Reading is a completely different API; that one seems to be HTTP only.
ugh, "resource exhausted", not "resource requested"
if we sent a real trace that would be ok but the health check predates sending. so one way is to use a read api to get a trace, then resend that one? is that what you mean?
And yeah, different permissions for read/write - https://cloud.google.com/trace/docs/iam
ok so one compromise could be to "catch" a trace.. basically have it only do empty span until then, which at least should catch endpoint problems.. then after we catch one, send that repeatedly?
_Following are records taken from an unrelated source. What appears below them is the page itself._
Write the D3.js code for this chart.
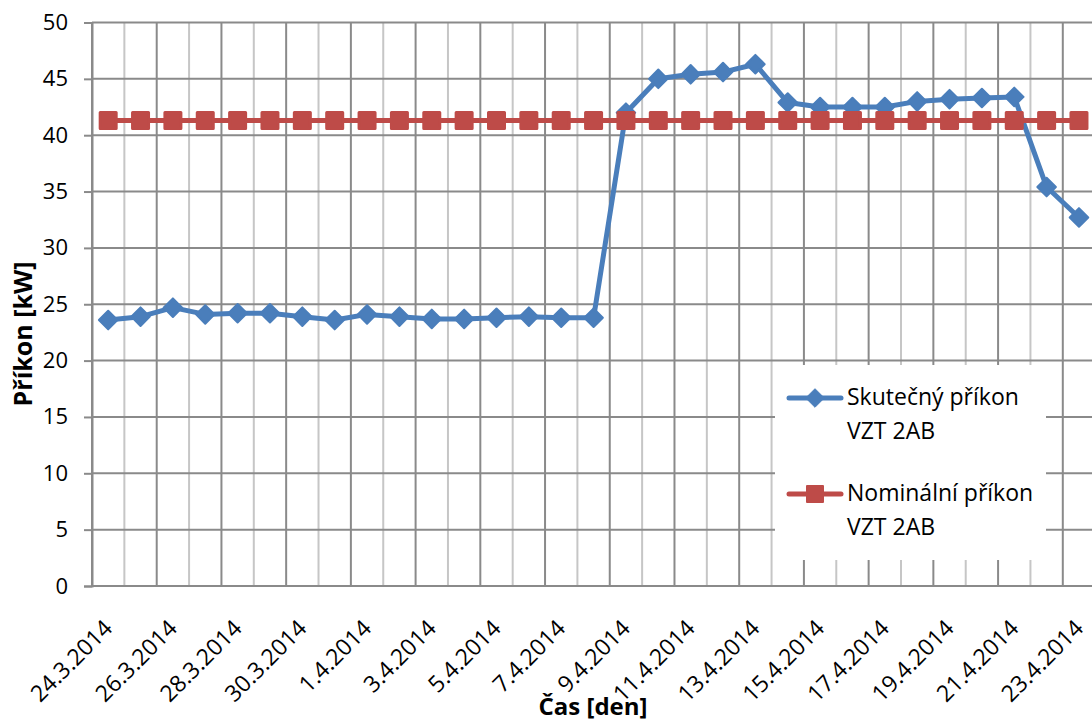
<!DOCTYPE html>
<html>
<head>
<meta charset="utf-8">
<script src="https://cdn.jsdelivr.net/npm/d3@7"></script>
<style>
  html, body { margin: 0; padding: 0; background: #ffffff; }
  svg { display: block; }
  text { font-family: "Open Sans", "Noto Sans", sans-serif; fill: #000; }
</style>
</head>
<body>
<svg id="chart" width="1092" height="724"></svg>
<script>
// Days of the measurement period
const dates = [
  "24.3.2014", "25.3.2014", "26.3.2014", "27.3.2014", "28.3.2014", "29.3.2014",
  "30.3.2014", "31.3.2014", "1.4.2014", "2.4.2014", "3.4.2014", "4.4.2014",
  "5.4.2014", "6.4.2014", "7.4.2014", "8.4.2014", "9.4.2014", "10.4.2014",
  "11.4.2014", "12.4.2014", "13.4.2014", "14.4.2014", "15.4.2014", "16.4.2014",
  "17.4.2014", "18.4.2014", "19.4.2014", "20.4.2014", "21.4.2014", "22.4.2014",
  "23.4.2014"
];

// Measured input power [kW]
const actualPower = [
  23.6, 23.9, 24.7, 24.1, 24.2, 24.2, 23.9, 23.6, 24.1, 23.9, 23.7,
  23.7, 23.8, 23.9, 23.8, 23.8, 42.0, 45.0, 45.4, 45.6, 46.3, 42.9,
  42.5, 42.5, 42.5, 43.0, 43.2, 43.3, 43.4, 35.4, 32.7
];

// Nominal input power [kW]
const nominalPower = [
  41.3, 41.3, 41.3, 41.3, 41.3, 41.3, 41.3, 41.3, 41.3, 41.3, 41.3,
  41.3, 41.3, 41.3, 41.3, 41.3, 41.3, 41.3, 41.3, 41.3, 41.3, 41.3,
  41.3, 41.3, 41.3, 41.3, 41.3, 41.3, 41.3, 41.3, 41.3
];

// Every second day is labelled on the category axis
const xTickLabels = [
  "24.3.2014", "26.3.2014", "28.3.2014", "30.3.2014", "1.4.2014", "3.4.2014",
  "5.4.2014", "7.4.2014", "9.4.2014", "11.4.2014", "13.4.2014", "15.4.2014",
  "17.4.2014", "19.4.2014", "21.4.2014", "23.4.2014"
];
const yTickValues = [0, 5, 10, 15, 20, 25, 30, 35, 40, 45, 50];

const seriesNames = [
  ["Skutečný příkon", "VZT 2AB"],
  ["Nominální příkon", "VZT 2AB"]
];

const BLUE = "#4a7ebb";
const RED = "#be4b48";
const GRID_MAJOR = "#8a8a8a";
const GRID_MINOR = "#c6c6c6";

const svg = d3.select("#chart");
svg.append("rect").attr("width", 1092).attr("height", 724).attr("fill", "#fff");

const plotLeft = 92, plotTop = 22.5, plotBottom = 586;
const step = 32.36;

const x = d3.scaleBand().domain(dates).range([plotLeft, plotLeft + step * dates.length]).padding(0);
const y = d3.scaleLinear().domain([0, 50]).range([plotBottom, plotTop]);
const cx = d => x(d) + x.bandwidth() / 2;
const plotRight = x.range()[1];

// Vertical gridlines on category boundaries (darker on labelled ticks)
const boundaries = dates.map((d, i) => ({ pos: x(d), major: i % 2 === 0 }));
boundaries.push({ pos: plotRight, major: dates.length % 2 === 0 });
svg.append("g").selectAll("line").data(boundaries).join("line")
  .attr("x1", d => d.pos).attr("x2", d => d.pos)
  .attr("y1", plotTop).attr("y2", plotBottom)
  .attr("stroke", d => d.major ? GRID_MAJOR : GRID_MINOR)
  .attr("stroke-width", 2);

// Horizontal gridlines
svg.append("g").selectAll("line").data(yTickValues).join("line")
  .attr("x1", plotLeft).attr("x2", plotRight)
  .attr("y1", d => y(d)).attr("y2", d => y(d))
  .attr("stroke", GRID_MAJOR).attr("stroke-width", 2);

// Value axis
const yAxis = svg.append("g")
  .attr("transform", `translate(${plotLeft},0)`)
  .call(d3.axisLeft(y).tickValues(yTickValues).tickSize(8).tickPadding(16));
yAxis.select(".domain").attr("stroke", GRID_MAJOR).attr("stroke-width", 2);
yAxis.selectAll(".tick line").attr("stroke", GRID_MAJOR).attr("stroke-width", 2);
yAxis.selectAll(".tick text")
  .style("font-family", "'Open Sans', sans-serif")
  .attr("font-size", 22).attr("fill", "#000");

// Category axis labels, rotated
svg.append("g").selectAll("text").data(xTickLabels).join("text")
  .attr("transform", d => `translate(${cx(d)},${624}) rotate(-45)`)
  .attr("text-anchor", "end")
  .attr("dy", "0.35em")
  .attr("font-size", 23)
  .text(d => d);

// Axis titles
svg.append("text")
  .attr("transform", "translate(32,334) rotate(-90)")
  .attr("text-anchor", "middle")
  .attr("font-size", 25).attr("font-weight", 700)
  .text("Příkon [kW]");
svg.append("text")
  .attr("x", 593).attr("y", 715)
  .attr("text-anchor", "middle")
  .attr("font-size", 24).attr("font-weight", 700)
  .text("Čas [den]");

// Series
const line = d3.line().x(d => cx(d.date)).y(d => y(d.value));
const actualData = dates.map((d, i) => ({ date: d, value: actualPower[i] }));
const nominalData = dates.map((d, i) => ({ date: d, value: nominalPower[i] }));

const diamond = d3.symbol().type(d3.symbolDiamond2).size(220);
const square = d3.symbol().type(d3.symbolSquare).size(256);

const plot = svg.append("g");

plot.append("path").datum(actualData)
  .attr("d", line).attr("fill", "none")
  .attr("stroke", BLUE).attr("stroke-width", 5)
  .attr("stroke-linejoin", "round").attr("stroke-linecap", "round");
plot.append("g").selectAll("path").data(actualData).join("path")
  .attr("transform", d => `translate(${cx(d.date)},${y(d.value)})`)
  .attr("d", diamond)
  .attr("fill", BLUE).attr("stroke", BLUE).attr("stroke-width", 2)
  .attr("stroke-linejoin", "round");

plot.append("path").datum(nominalData)
  .attr("d", line).attr("fill", "none")
  .attr("stroke", RED).attr("stroke-width", 5)
  .attr("stroke-linecap", "round");
plot.append("g").selectAll("path").data(nominalData).join("path")
  .attr("transform", d => `translate(${cx(d.date)},${y(d.value)})`)
  .attr("d", square)
  .attr("fill", RED).attr("stroke", RED).attr("stroke-width", 3)
  .attr("stroke-linejoin", "round");

// Legend
const legend = svg.append("g");
legend.append("rect")
  .attr("x", 775).attr("y", 365).attr("width", 271).attr("height", 195)
  .attr("fill", "#fff");

const legendItems = [
  { color: BLUE, sym: diamond, names: seriesNames[0], cy: 398, base: 405 },
  { color: RED, sym: square, names: seriesNames[1], cy: 494, base: 501 }
];
legendItems.forEach(item => {
  const g = legend.append("g");
  g.append("line")
    .attr("x1", 789).attr("x2", 841).attr("y1", item.cy).attr("y2", item.cy)
    .attr("stroke", item.color).attr("stroke-width", 5).attr("stroke-linecap", "round");
  g.append("path")
    .attr("transform", `translate(815,${item.cy})`)
    .attr("d", item.sym)
    .attr("fill", item.color).attr("stroke", item.color)
    .attr("stroke-width", item.sym === square ? 2 : 1)
    .attr("stroke-linejoin", "round");
  item.names.forEach((t, j) => {
    g.append("text")
      .attr("x", 847).attr("y", item.base + j * 33.5)
      .attr("font-size", 23)
      .text(t);
  });
});
</script>
</body>
</html>
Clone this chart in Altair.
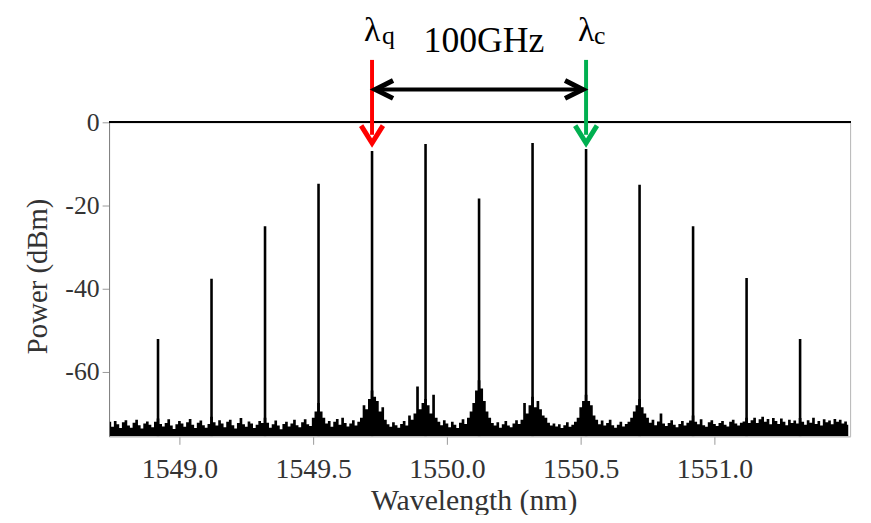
import altair as alt
import pandas as pd

# ---------------- data ----------------
peak_wavelengths = [1548.92, 1549.12, 1549.32, 1549.52, 1549.72, 1549.92, 1550.12,
                    1550.32, 1550.52, 1550.72, 1550.92, 1551.12, 1551.32]
peak_power = [-52.1, -37.6, -25.0, -14.8, -6.9, -5.2, -18.3,
              -5.0, -6.4, -15.0, -25.0, -37.4, -52.1]

floor_start = 1548.74
floor_step = 0.01
floor_power = [
    -72.0, -73.2, -71.8, -72.6, -73.5, -72.1, -71.6, -72.9, -73.4, -72.2,
    -71.5, -72.8, -73.6, -72.4, -71.9, -72.7, -73.3, -72.0, -71.2, -72.5,
    -73.1, -72.3, -71.4, -72.9, -73.7, -72.6, -71.8, -72.4, -73.2, -72.1,
    -71.3, -72.7, -73.5, -72.2, -71.7, -72.8, -73.4, -72.5, -70.8, -72.1,
    -72.9, -71.6, -72.4, -73.3, -72.0, -71.5, -72.8, -73.6, -72.3, -71.1,
    -72.6, -73.2, -71.9, -72.4, -73.5, -72.7, -71.8, -72.3, -71.0, -72.2,
    -73.4, -72.6, -71.7, -72.9, -73.8, -72.5, -72.0, -73.1, -72.4, -71.5,
    -72.8, -73.3, -72.1, -71.4, -72.6, -73.0, -71.0, -69.5, -67.5, -69.5,
    -71.0, -72.4, -71.8, -73.2, -72.0, -71.3, -72.7, -71.0, -72.3, -73.1,
    -72.4, -71.6, -72.9, -72.0, -71.0, -68.0, -69.0, -66.5, -64.5, -66.0,
    -67.0, -69.5, -68.5, -71.5, -72.6, -73.2, -72.1, -72.8, -73.4, -72.5,
    -71.8, -72.9, -70.5, -71.5, -70.0, -63.5, -69.0, -67.5, -66.5, -68.0,
    -70.0, -65.5, -71.0, -72.0, -72.8, -71.6, -72.4, -73.3, -72.0, -72.7,
    -73.5, -72.2, -71.4, -72.5, -71.0, -69.5, -67.5, -64.5, -62.0, -64.0,
    -67.0, -69.5, -71.0, -72.3, -72.9, -72.1, -73.4, -72.6, -71.8, -72.9,
    -73.3, -72.4, -71.6, -72.5, -71.5, -67.5, -70.0, -68.0, -66.0, -68.5,
    -67.0, -69.0, -70.5, -71.0, -72.2, -72.9, -72.4, -73.1, -72.6, -73.5,
    -72.8, -72.1, -73.2, -72.7, -72.0, -71.0, -68.5, -67.0, -65.5, -67.0,
    -68.0, -70.5, -71.5, -72.6, -71.7, -72.9, -72.3, -71.5, -72.8, -73.4,
    -72.7, -72.0, -73.1, -72.5, -72.0, -71.0, -69.5, -68.0, -66.5, -68.5,
    -70.0, -71.0, -72.2, -71.5, -72.8, -71.9, -70.0, -72.4, -73.0, -72.3,
    -71.6, -72.7, -73.3, -72.5, -71.8, -72.9, -72.2, -71.7, -70.5, -72.0,
    -72.6, -71.4, -72.8, -73.2, -72.1, -71.6, -72.5, -73.0, -72.3, -71.8,
    -72.7, -73.1, -72.0, -71.5, -72.4, -72.9, -72.2, -71.9, -71.0, -72.3,
    -71.6, -71.0, -72.3, -71.4, -70.8, -72.0, -71.3, -72.6, -71.1, -71.8,
    -72.5, -71.2, -72.0, -72.8, -71.5, -72.3, -71.7, -72.4, -71.1, -72.0,
    -72.7, -71.6, -72.2, -71.0, -72.5, -71.8, -72.9, -71.4, -72.1, -71.7,
    -72.6, -71.3, -72.0, -71.5, -72.4, -71.9, -72.7,
]

x_ticks = [1549.0, 1549.5, 1550.0, 1550.5, 1551.0]
y_ticks = [0, -20, -40, -60]
x_domain = [1548.737, 1551.507]
y_domain = [-75.5, 0]

lambda_q = 1549.72
lambda_c = 1550.52
arrow_top = 15.0      # dB (above plot)
arrow_tip = -5.0      # dB
spacing_level = 7.9   # dB
label_level = 19.5    # dB
gap_label_level = 16.9
gap_label = "100GHz"

# ---------------- tables ----------------
floor_df = pd.DataFrame({
    "wl": [round(floor_start + floor_step * i, 4) for i in range(len(floor_power))],
    "p": floor_power,
})
peak_df = pd.DataFrame({"wl": peak_wavelengths, "p": peak_power})

W, H = 748, 317
FONT = "Times New Roman"
TXT = "#333333"

xs = alt.Scale(domain=x_domain, nice=False, zero=False)
ys = alt.Scale(domain=y_domain, nice=False, zero=False)

x_axis = alt.Axis(values=x_ticks, format=".1f", title="Wavelength (nm)",
                  labelPadding=12, tickSize=8, domainColor="#c8c8c8",
                  titleY=74, titleX=368)
y_axis = alt.Axis(values=y_ticks, labelExpr="toString(datum.value)",
                  title="Power (dBm)", labelPadding=3, tickSize=7,
                  domainColor="#808080", titleX=-63, titleY=155, titleAngle=270)

floor = alt.Chart(floor_df).mark_area(interpolate="step", color="black", clip=True).encode(
    x=alt.X("wl:Q", scale=xs, axis=x_axis),
    y=alt.Y("p:Q", scale=ys, axis=y_axis, stack=None),
    y2=alt.Y2(datum=y_domain[0]),
)

peaks = alt.Chart(peak_df).mark_rule(color="black", strokeWidth=2.6, clip=True).encode(
    x=alt.X("wl:Q", scale=xs),
    y=alt.Y("p:Q", scale=ys),
    y2=alt.Y2(datum=y_domain[0]),
)

top_line = alt.Chart(floor_df).mark_rule(color="black", strokeWidth=1.5).encode(
    x=alt.value(0), x2=alt.value(W), y=alt.value(0)
)

ann = alt.Chart(pd.DataFrame({"a": [0]}))

def vshaft(wl, color):
    return ann.mark_rule(color=color, strokeWidth=4).encode(
        x=alt.X(datum=wl, scale=xs),
        y=alt.Y(datum=arrow_top, scale=ys),
        y2=alt.Y2(datum=arrow_tip + 2.0),
    )

def vhead(wl, color):
    return ann.mark_point(shape="M -1 -1.6 L 0 0 L 1 -1.6", size=484, filled=False,
                          stroke=color, strokeWidth=5, opacity=1).encode(
        x=alt.X(datum=wl, scale=xs),
        y=alt.Y(datum=arrow_tip, scale=ys),
    )

hshaft = ann.mark_rule(color="black", strokeWidth=4).encode(
    x=alt.X(datum=lambda_q + 0.012, scale=xs),
    x2=alt.X2(datum=lambda_c - 0.012),
    y=alt.Y(datum=spacing_level, scale=ys),
)
hhead_l = ann.mark_point(shape="M 2 -1 L 0 0 L 2 1", size=324, filled=False,
                         stroke="black", strokeWidth=5, opacity=1).encode(
    x=alt.X(datum=lambda_q + 0.012, scale=xs),
    y=alt.Y(datum=spacing_level, scale=ys),
)
hhead_r = ann.mark_point(shape="M -2 -1 L 0 0 L -2 1", size=324, filled=False,
                         stroke="black", strokeWidth=5, opacity=1).encode(
    x=alt.X(datum=lambda_c - 0.012, scale=xs),
    y=alt.Y(datum=spacing_level, scale=ys),
)

def lam(wl, sub, dx):
    main = ann.mark_text(text="λ", font=FONT, fontSize=34, color="black",
                         align="center", baseline="alphabetic").encode(
        x=alt.X(datum=wl, scale=xs),
        y=alt.Y(datum=label_level, scale=ys),
    )
    s = ann.mark_text(text=sub, font=FONT, fontSize=26, color="black",
                      align="left", baseline="alphabetic", dx=dx, dy=3).encode(
        x=alt.X(datum=wl, scale=xs),
        y=alt.Y(datum=label_level, scale=ys),
    )
    return main + s

gap_text = ann.mark_text(text=gap_label, font=FONT, fontSize=36, color="black",
                         align="center", baseline="alphabetic", dx=5).encode(
    x=alt.X(datum=(lambda_q + lambda_c) / 2, scale=xs),
    y=alt.Y(datum=gap_label_level, scale=ys),
)

chart = alt.layer(
    floor, peaks, top_line,
    vshaft(lambda_q, "#ff0000"), vhead(lambda_q, "#ff0000"),
    vshaft(lambda_c, "#00b050"), vhead(lambda_c, "#00b050"),
    hshaft, hhead_l, hhead_r,
    lam(lambda_q, "q", 10), lam(lambda_c, "c", 8),
    gap_text,
).properties(
    width=W, height=H,
    padding={"left": 102, "top": 113, "right": 13, "bottom": 77},
    autosize=alt.AutoSizeParams(type="none"),
    background="white",
).configure_view(
    stroke="#b4b4b4", strokeWidth=1
).configure_axis(
    grid=False, labelFont=FONT, labelColor=TXT, titleFont=FONT, titleColor=TXT,
    titleFontWeight="normal", titleBaseline="alphabetic", tickColor="#999999",
).configure_axisX(
    labelFontSize=28, titleFontSize=30,
).configure_axisY(
    labelFontSize=26, titleFontSize=29,
).configure_text(font=FONT)

chart.save("out.html", embed_options={"renderer": "svg", "actions": False})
Yeah, so there is no trace context yet at the time the check happens. So this trace would have to be a disconnected one, with a randomly generated ID.
if random is ok, just don't want to interfere with query.. if a dummy trace is sent.. could we just 1970 timestamp or something?
Empty span will trigger a gating validation error first even if API is disabled. I haven't tested whether input validation or permissions will fail first.
Why not current timestamp? 1970 might look weird when a user is troubleshooting their app.
if it is a dummy span, then we'd see that in the trace list though. I think usually health checks have no side-effect which is why I was thinking about this.
catching a span at least wouldn't cause garbage.. that's my brain anyway..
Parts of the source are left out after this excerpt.